How can teams mitigate bias after it appears?
Mitigation options include rebalancing datasets, using debiasing algorithms, applying fairness toolkits (for example, IBM AI Fairness 360 or Google’s What-If), and adjusting decision thresholds. Importantly, pair technical fixes with updated policies and retraining for human reviewers.
What does continuous monitoring look like for model fairness?
Continuous monitoring tracks dataset drift, performance by subgroup, benchmark rotation, and incident feedback loops. Assigning accountability—named owners and review cadences—ensures issues are detected and addressed before they scale.
How can attackers weaponize skewed thresholds or opaque deep learning models?
Adversaries can craft inputs near decision boundaries, poison training data, or exploit areas where models lack interpretability to bypass detection.

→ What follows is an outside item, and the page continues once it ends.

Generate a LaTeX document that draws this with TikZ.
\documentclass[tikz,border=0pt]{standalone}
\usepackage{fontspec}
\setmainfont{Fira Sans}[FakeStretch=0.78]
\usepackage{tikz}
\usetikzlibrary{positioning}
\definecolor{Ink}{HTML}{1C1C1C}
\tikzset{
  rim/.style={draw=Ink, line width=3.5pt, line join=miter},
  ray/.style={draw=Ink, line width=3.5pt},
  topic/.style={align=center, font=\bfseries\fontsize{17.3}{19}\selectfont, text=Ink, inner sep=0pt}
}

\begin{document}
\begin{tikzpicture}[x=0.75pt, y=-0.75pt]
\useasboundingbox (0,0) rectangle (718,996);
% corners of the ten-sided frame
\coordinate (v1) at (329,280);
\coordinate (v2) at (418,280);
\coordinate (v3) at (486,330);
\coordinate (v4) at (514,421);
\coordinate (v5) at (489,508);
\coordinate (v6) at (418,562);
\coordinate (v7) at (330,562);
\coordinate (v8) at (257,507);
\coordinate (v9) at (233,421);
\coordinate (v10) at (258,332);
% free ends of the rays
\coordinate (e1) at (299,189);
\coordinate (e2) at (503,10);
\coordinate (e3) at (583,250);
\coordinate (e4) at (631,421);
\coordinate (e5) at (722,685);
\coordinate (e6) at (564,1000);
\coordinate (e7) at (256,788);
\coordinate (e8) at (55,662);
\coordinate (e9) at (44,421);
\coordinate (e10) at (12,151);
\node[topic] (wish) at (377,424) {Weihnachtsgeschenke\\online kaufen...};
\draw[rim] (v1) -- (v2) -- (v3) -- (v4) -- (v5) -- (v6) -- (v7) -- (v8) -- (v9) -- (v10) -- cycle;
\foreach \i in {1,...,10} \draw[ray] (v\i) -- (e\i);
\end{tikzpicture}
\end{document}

Opacity makes it hard for defenders to explain decisions or adjust behavior quickly—so transparency and robust validation matter.
Which high-stakes applications are most vulnerable to harm from skewed systems?
Facial recognition, predictive policing, and insider-risk scoring carry high consequences. Uneven accuracy in face matching can cause civil-rights harms; predictive policing can reinforce discriminatory enforcement; insider scoring raises compliance and liability concerns—each demands strict oversight.
What U.S. policy frameworks guide responsible use in defense and government?
DoD principles emphasize responsible, equitable, traceable, reliable, and governable systems. The White House has issued responsible-innovation strategies, and algorithmic accountability efforts at federal agencies encourage testing, explainability, and vendor transparency for high-risk systems.
Which practical steps should an organization adopt first?
Begin with a risk inventory: map where models affect security decisions. Then prioritize representative data collection, implement audit pipelines, deploy explainability tools, and set governance with clear owners. Combine these steps with routine red-team exercises and policy reviews.